*Request*.
Print the whole listing exactly.

*Excerpted data*.
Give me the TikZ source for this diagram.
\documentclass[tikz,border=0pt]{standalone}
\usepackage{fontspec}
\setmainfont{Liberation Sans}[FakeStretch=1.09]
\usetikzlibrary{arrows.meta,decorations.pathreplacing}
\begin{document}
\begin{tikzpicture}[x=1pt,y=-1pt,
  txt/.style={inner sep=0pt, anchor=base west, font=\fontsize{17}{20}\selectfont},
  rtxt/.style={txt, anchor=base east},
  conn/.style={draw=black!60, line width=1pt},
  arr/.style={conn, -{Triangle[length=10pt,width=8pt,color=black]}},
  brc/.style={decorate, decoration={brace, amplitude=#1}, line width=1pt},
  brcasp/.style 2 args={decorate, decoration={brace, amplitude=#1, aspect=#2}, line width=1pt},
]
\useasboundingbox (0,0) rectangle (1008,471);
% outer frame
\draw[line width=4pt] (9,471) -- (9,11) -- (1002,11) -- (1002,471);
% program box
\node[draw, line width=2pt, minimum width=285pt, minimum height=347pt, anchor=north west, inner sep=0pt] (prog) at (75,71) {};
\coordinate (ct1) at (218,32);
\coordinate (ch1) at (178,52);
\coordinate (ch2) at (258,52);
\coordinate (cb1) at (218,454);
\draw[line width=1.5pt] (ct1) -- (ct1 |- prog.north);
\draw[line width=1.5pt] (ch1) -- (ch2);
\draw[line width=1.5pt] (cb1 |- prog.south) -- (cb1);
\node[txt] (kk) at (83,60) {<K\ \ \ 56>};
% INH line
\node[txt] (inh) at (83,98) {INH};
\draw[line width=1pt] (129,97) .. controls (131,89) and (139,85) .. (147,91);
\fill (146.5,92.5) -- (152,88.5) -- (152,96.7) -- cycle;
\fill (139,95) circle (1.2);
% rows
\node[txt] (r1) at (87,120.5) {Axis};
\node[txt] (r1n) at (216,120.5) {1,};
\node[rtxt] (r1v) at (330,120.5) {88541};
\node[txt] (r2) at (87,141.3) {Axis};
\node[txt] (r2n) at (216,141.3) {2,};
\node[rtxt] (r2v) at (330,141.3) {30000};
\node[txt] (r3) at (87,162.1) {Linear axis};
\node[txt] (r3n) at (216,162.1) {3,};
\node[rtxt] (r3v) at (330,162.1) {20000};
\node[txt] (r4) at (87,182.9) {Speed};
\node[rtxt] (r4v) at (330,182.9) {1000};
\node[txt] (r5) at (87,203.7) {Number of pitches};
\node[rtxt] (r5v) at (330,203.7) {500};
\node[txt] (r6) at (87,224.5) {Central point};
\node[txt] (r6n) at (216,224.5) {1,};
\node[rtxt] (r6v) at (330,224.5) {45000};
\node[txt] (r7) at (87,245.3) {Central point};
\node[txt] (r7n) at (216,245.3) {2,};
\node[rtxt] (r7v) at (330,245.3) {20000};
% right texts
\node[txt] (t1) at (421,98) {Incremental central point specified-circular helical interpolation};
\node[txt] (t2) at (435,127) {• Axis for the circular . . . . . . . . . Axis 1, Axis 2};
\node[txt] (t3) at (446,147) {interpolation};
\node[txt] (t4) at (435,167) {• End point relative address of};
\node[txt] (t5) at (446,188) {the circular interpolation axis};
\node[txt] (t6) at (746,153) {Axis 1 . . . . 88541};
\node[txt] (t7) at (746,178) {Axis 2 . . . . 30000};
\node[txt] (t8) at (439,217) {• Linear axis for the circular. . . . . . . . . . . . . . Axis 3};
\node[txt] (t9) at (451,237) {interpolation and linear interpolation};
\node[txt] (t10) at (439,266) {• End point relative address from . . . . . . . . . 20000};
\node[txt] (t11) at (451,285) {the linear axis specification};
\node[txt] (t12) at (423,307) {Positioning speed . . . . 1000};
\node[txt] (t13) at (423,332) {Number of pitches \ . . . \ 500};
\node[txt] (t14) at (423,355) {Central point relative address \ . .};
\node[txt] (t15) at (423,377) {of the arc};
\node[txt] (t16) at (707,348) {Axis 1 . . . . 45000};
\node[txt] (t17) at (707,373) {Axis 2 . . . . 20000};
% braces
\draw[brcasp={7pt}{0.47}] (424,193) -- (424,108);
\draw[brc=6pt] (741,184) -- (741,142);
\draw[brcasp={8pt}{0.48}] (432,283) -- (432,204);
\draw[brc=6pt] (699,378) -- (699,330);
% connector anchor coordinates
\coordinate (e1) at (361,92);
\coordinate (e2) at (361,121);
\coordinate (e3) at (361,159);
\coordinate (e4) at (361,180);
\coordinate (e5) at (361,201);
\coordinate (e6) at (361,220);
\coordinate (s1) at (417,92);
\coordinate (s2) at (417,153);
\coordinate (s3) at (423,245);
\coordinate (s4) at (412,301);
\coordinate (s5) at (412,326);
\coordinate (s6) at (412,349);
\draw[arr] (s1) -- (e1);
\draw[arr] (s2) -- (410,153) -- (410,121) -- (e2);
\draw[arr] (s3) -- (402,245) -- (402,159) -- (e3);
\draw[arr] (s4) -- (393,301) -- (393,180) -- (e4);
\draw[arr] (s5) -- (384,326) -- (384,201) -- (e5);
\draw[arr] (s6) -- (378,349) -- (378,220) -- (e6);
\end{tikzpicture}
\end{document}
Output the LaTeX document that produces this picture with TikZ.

*Exercise solution*.
Give me the TikZ source for this diagram.
\documentclass[tikz,border=0pt]{standalone}
\usepackage{fontspec}
\setmainfont{Liberation Sans}[FakeStretch=1.09]
\usetikzlibrary{arrows.meta,decorations.pathreplacing}
\begin{document}
\begin{tikzpicture}[x=1pt,y=-1pt,
  txt/.style={inner sep=0pt, anchor=base west, font=\fontsize{17}{20}\selectfont},
  rtxt/.style={txt, anchor=base east},
  conn/.style={draw=black!60, line width=1pt},
  arr/.style={conn, -{Triangle[length=10pt,width=8pt,color=black]}},
  brc/.style={decorate, decoration={brace, amplitude=#1}, line width=1pt},
  brcasp/.style 2 args={decorate, decoration={brace, amplitude=#1, aspect=#2}, line width=1pt},
]
\useasboundingbox (0,0) rectangle (1008,471);
% outer frame
\draw[line width=4pt] (9,471) -- (9,11) -- (1002,11) -- (1002,471);
% program box
\node[draw, line width=2pt, minimum width=285pt, minimum height=347pt, anchor=north west, inner sep=0pt] (prog) at (75,71) {};
\coordinate (ct1) at (218,32);
\coordinate (ch1) at (178,52);
\coordinate (ch2) at (258,52);
\coordinate (cb1) at (218,454);
\draw[line width=1.5pt] (ct1) -- (ct1 |- prog.north);
\draw[line width=1.5pt] (ch1) -- (ch2);
\draw[line width=1.5pt] (cb1 |- prog.south) -- (cb1);
\node[txt] (kk) at (83,60) {<K\ \ \ 56>};
% INH line
\node[txt] (inh) at (83,98) {INH};
\draw[line width=1pt] (129,97) .. controls (131,89) and (139,85) .. (147,91);
\fill (146.5,92.5) -- (152,88.5) -- (152,96.7) -- cycle;
\fill (139,95) circle (1.2);
% rows
\node[txt] (r1) at (87,120.5) {Axis};
\node[txt] (r1n) at (216,120.5) {1,};
\node[rtxt] (r1v) at (330,120.5) {88541};
\node[txt] (r2) at (87,141.3) {Axis};
\node[txt] (r2n) at (216,141.3) {2,};
\node[rtxt] (r2v) at (330,141.3) {30000};
\node[txt] (r3) at (87,162.1) {Linear axis};
\node[txt] (r3n) at (216,162.1) {3,};
\node[rtxt] (r3v) at (330,162.1) {20000};
\node[txt] (r4) at (87,182.9) {Speed};
\node[rtxt] (r4v) at (330,182.9) {1000};
\node[txt] (r5) at (87,203.7) {Number of pitches};
\node[rtxt] (r5v) at (330,203.7) {500};
\node[txt] (r6) at (87,224.5) {Central point};
\node[txt] (r6n) at (216,224.5) {1,};
\node[rtxt] (r6v) at (330,224.5) {45000};
\node[txt] (r7) at (87,245.3) {Central point};
\node[txt] (r7n) at (216,245.3) {2,};
\node[rtxt] (r7v) at (330,245.3) {20000};
% right texts
\node[txt] (t1) at (421,98) {Incremental central point specified-circular helical interpolation};
\node[txt] (t2) at (435,127) {• Axis for the circular . . . . . . . . . Axis 1, Axis 2};
\node[txt] (t3) at (446,147) {interpolation};
\node[txt] (t4) at (435,167) {• End point relative address of};
\node[txt] (t5) at (446,188) {the circular interpolation axis};
\node[txt] (t6) at (746,153) {Axis 1 . . . . 88541};
\node[txt] (t7) at (746,178) {Axis 2 . . . . 30000};
\node[txt] (t8) at (439,217) {• Linear axis for the circular. . . . . . . . . . . . . . Axis 3};
\node[txt] (t9) at (451,237) {interpolation and linear interpolation};
\node[txt] (t10) at (439,266) {• End point relative address from . . . . . . . . . 20000};
\node[txt] (t11) at (451,285) {the linear axis specification};
\node[txt] (t12) at (423,307) {Positioning speed . . . . 1000};
\node[txt] (t13) at (423,332) {Number of pitches \ . . . \ 500};
\node[txt] (t14) at (423,355) {Central point relative address \ . .};
\node[txt] (t15) at (423,377) {of the arc};
\node[txt] (t16) at (707,348) {Axis 1 . . . . 45000};
\node[txt] (t17) at (707,373) {Axis 2 . . . . 20000};
% braces
\draw[brcasp={7pt}{0.47}] (424,193) -- (424,108);
\draw[brc=6pt] (741,184) -- (741,142);
\draw[brcasp={8pt}{0.48}] (432,283) -- (432,204);
\draw[brc=6pt] (699,378) -- (699,330);
% connector anchor coordinates
\coordinate (e1) at (361,92);
\coordinate (e2) at (361,121);
\coordinate (e3) at (361,159);
\coordinate (e4) at (361,180);
\coordinate (e5) at (361,201);
\coordinate (e6) at (361,220);
\coordinate (s1) at (417,92);
\coordinate (s2) at (417,153);
\coordinate (s3) at (423,245);
\coordinate (s4) at (412,301);
\coordinate (s5) at (412,326);
\coordinate (s6) at (412,349);
\draw[arr] (s1) -- (e1);
\draw[arr] (s2) -- (410,153) -- (410,121) -- (e2);
\draw[arr] (s3) -- (402,245) -- (402,159) -- (e3);
\draw[arr] (s4) -- (393,301) -- (393,180) -- (e4);
\draw[arr] (s5) -- (384,326) -- (384,201) -- (e5);
\draw[arr] (s6) -- (378,349) -- (378,220) -- (e6);
\end{tikzpicture}
\end{document}
Output the LaTeX document that produces this picture with TikZ.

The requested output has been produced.